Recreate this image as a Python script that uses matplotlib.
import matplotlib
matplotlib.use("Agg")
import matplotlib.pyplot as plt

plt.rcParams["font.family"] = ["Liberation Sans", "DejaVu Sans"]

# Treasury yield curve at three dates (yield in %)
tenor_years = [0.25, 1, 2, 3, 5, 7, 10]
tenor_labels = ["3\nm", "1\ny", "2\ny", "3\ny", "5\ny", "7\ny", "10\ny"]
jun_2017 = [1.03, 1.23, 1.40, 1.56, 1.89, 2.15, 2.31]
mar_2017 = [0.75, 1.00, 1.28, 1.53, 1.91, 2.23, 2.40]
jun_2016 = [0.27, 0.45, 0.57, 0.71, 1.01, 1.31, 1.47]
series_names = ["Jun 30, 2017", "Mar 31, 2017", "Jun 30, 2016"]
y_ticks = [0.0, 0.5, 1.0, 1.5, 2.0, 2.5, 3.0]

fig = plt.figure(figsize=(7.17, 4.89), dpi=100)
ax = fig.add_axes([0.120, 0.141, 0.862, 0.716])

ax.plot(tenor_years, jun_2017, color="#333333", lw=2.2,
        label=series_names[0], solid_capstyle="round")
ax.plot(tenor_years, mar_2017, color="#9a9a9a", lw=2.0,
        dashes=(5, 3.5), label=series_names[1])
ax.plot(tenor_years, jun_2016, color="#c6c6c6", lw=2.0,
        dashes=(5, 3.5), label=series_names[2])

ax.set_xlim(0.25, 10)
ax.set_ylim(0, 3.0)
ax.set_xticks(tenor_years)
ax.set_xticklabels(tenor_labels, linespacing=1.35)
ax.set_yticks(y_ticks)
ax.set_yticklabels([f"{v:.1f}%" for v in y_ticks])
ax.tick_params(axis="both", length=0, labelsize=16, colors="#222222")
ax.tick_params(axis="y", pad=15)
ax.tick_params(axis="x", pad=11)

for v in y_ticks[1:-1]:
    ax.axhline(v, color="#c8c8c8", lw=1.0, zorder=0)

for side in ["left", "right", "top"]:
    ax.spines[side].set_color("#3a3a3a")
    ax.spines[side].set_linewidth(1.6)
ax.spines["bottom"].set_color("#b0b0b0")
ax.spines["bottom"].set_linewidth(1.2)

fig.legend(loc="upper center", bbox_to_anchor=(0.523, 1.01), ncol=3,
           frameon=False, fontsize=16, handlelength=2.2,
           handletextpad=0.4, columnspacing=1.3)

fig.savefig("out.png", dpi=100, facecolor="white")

==================================================

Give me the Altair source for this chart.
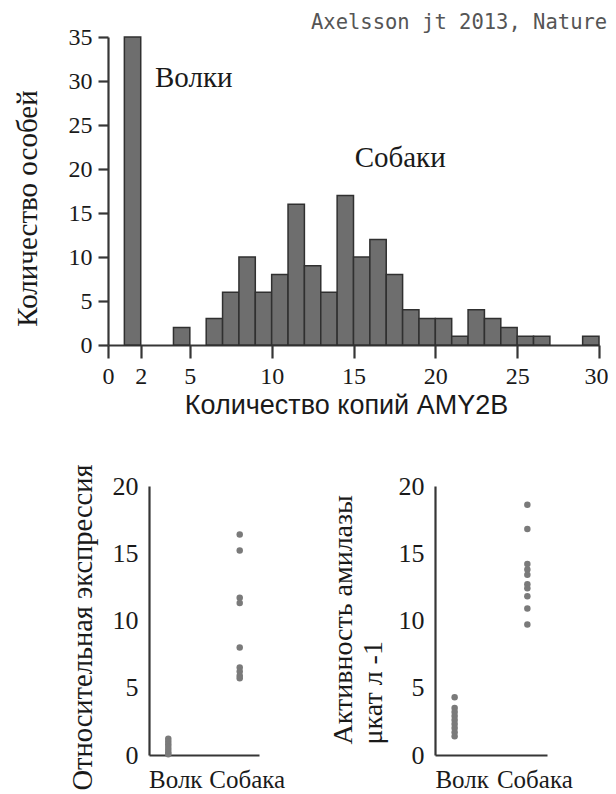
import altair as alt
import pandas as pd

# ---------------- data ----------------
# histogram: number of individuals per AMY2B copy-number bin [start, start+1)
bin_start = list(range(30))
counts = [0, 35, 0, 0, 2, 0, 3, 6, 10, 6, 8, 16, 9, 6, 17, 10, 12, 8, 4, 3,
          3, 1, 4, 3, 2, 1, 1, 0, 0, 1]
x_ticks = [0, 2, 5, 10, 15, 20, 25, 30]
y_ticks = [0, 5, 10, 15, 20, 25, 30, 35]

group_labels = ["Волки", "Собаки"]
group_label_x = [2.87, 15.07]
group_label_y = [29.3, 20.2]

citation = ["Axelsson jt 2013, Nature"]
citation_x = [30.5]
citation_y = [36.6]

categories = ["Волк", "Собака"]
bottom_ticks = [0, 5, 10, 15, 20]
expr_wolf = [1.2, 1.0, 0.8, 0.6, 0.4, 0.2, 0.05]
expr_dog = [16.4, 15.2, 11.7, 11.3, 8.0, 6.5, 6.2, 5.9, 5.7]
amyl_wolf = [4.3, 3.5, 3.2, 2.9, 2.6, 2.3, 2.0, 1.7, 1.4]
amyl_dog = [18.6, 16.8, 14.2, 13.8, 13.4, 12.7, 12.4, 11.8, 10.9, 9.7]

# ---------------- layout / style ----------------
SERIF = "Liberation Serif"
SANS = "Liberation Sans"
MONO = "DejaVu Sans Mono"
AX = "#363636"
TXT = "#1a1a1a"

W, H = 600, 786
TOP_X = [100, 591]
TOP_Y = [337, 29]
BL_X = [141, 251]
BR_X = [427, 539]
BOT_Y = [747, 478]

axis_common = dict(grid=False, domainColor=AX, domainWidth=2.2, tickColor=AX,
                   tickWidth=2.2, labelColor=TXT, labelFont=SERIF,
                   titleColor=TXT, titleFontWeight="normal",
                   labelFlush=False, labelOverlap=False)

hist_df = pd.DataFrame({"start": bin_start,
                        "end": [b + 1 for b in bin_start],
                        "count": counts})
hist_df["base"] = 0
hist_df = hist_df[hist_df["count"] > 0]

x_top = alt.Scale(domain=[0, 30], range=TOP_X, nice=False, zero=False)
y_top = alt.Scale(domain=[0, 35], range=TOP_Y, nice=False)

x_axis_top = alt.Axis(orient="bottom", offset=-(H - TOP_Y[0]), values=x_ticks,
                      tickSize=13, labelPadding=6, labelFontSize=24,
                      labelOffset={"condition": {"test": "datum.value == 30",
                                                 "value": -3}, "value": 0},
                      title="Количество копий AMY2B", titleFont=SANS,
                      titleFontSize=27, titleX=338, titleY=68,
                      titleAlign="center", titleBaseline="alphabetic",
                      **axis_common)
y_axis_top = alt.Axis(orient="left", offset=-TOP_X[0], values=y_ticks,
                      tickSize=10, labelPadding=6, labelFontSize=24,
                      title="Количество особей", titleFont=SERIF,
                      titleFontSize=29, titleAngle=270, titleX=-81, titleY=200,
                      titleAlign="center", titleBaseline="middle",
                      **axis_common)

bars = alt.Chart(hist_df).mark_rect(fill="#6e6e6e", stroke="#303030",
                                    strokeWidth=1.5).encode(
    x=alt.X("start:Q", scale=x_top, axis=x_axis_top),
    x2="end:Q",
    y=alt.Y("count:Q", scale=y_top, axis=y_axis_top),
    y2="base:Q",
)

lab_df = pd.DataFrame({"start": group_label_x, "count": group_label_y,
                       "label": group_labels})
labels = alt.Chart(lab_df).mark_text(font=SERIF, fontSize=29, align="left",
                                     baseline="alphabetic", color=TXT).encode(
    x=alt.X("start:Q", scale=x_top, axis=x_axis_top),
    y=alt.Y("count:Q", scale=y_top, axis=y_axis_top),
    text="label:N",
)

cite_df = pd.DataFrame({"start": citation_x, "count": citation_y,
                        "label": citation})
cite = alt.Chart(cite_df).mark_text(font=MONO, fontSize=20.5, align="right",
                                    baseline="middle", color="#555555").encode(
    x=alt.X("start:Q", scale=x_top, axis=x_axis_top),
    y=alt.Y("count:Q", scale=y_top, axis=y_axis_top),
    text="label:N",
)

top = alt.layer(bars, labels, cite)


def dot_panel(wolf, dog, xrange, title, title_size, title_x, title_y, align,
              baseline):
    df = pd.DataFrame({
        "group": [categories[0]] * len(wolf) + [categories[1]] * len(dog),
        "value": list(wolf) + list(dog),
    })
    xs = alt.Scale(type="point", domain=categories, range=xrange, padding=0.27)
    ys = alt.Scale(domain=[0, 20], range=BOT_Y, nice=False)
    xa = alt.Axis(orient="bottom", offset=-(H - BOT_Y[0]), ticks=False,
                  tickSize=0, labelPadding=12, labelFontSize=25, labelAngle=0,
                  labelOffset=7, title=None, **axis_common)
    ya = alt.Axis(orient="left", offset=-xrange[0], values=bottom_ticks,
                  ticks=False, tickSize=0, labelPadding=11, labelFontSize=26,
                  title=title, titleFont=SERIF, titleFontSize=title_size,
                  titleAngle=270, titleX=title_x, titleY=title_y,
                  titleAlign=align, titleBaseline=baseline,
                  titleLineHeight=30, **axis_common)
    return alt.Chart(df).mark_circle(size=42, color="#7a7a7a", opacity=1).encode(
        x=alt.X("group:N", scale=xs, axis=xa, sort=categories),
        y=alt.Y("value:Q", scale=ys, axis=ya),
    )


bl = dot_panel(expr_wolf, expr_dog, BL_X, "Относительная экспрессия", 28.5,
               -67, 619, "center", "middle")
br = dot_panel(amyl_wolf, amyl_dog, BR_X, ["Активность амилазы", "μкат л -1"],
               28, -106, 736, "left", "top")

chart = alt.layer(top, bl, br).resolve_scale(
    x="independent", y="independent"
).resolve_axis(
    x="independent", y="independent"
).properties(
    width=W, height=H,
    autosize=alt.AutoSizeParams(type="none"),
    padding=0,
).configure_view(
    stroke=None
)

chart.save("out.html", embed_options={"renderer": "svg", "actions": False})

==================================================

(EXERCISE): Begin at the line that has "Give me the Altair source for this chart.", stop after the line that has "labelFlush=False, labelOverlap=False)", and reproduce every line between them exactly and nothing else. Pictures stay out of the copy.

(FULL RESPONSE):
Give me the Altair source for this chart.
import altair as alt
import pandas as pd

# ---------------- data ----------------
# histogram: number of individuals per AMY2B copy-number bin [start, start+1)
bin_start = list(range(30))
counts = [0, 35, 0, 0, 2, 0, 3, 6, 10, 6, 8, 16, 9, 6, 17, 10, 12, 8, 4, 3,
          3, 1, 4, 3, 2, 1, 1, 0, 0, 1]
x_ticks = [0, 2, 5, 10, 15, 20, 25, 30]
y_ticks = [0, 5, 10, 15, 20, 25, 30, 35]

group_labels = ["Волки", "Собаки"]
group_label_x = [2.87, 15.07]
group_label_y = [29.3, 20.2]

citation = ["Axelsson jt 2013, Nature"]
citation_x = [30.5]
citation_y = [36.6]

categories = ["Волк", "Собака"]
bottom_ticks = [0, 5, 10, 15, 20]
expr_wolf = [1.2, 1.0, 0.8, 0.6, 0.4, 0.2, 0.05]
expr_dog = [16.4, 15.2, 11.7, 11.3, 8.0, 6.5, 6.2, 5.9, 5.7]
amyl_wolf = [4.3, 3.5, 3.2, 2.9, 2.6, 2.3, 2.0, 1.7, 1.4]
amyl_dog = [18.6, 16.8, 14.2, 13.8, 13.4, 12.7, 12.4, 11.8, 10.9, 9.7]

# ---------------- layout / style ----------------
SERIF = "Liberation Serif"
SANS = "Liberation Sans"
MONO = "DejaVu Sans Mono"
AX = "#363636"
TXT = "#1a1a1a"

W, H = 600, 786
TOP_X = [100, 591]
TOP_Y = [337, 29]
BL_X = [141, 251]
BR_X = [427, 539]
BOT_Y = [747, 478]

axis_common = dict(grid=False, domainColor=AX, domainWidth=2.2, tickColor=AX,
                   tickWidth=2.2, labelColor=TXT, labelFont=SERIF,
                   titleColor=TXT, titleFontWeight="normal",
                   labelFlush=False, labelOverlap=False)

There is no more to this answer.